The Injective Policy Institute, or IPI, officially launched on May 21 as a dedicated policy and research organization designed to engage directly with US regulators and lawmakers. Its mission is straightforward, if ambitious: build clear regulatory frameworks for onchain finance and position America as the global leader in digital asset innovation.

What the IPI actually does

The institute’s scope covers four of the most consequential regulatory battlegrounds in crypto right now: decentralized finance, onchain derivatives, stablecoins, and tokenization.

John Medel, who serves as Head of Public Policy at Injective, is leading the effort. Medel has already been active in federal policy discussions, including dialogues surrounding the Clarity Act of 2025.

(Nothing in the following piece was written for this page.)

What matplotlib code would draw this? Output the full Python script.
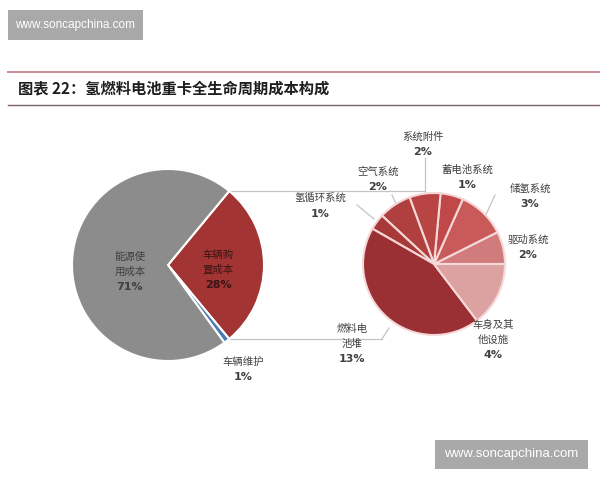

The IPI isn’t starting from scratch, either. Injective’s previous policy engagement included a submission on July 1, 2025, addressing how DeFi protocols should be treated under the Exchange Act.

The institute has laid out four core principles guiding its work: clarity over ambiguity, access over exclusion, sovereignty over intermediation, and American leadership in digital finance.

Going forward, the IPI plans to host technical briefings and produce in-depth policy analyses aimed at lawmakers and regulators.

Why this matters right now

For a Layer 1 blockchain like Injective, which is rooted in the United States and focused on financial applications, the stakes are existential. The wrong regulatory framework could make core products illegal. The right one could unlock a wave of institutional adoption.

What this means for investors

Look, the crypto industry has a long history of promising regulatory engagement and delivering very little. The difference here is that Injective has a paper trail. The July 2025 DeFi submission under the Exchange Act shows that the project was already doing this work before formalizing it into an institute.

For the broader market, the IPI’s focus areas, particularly stablecoins and tokenization, are the two sectors most likely to see major regulatory action in the near term.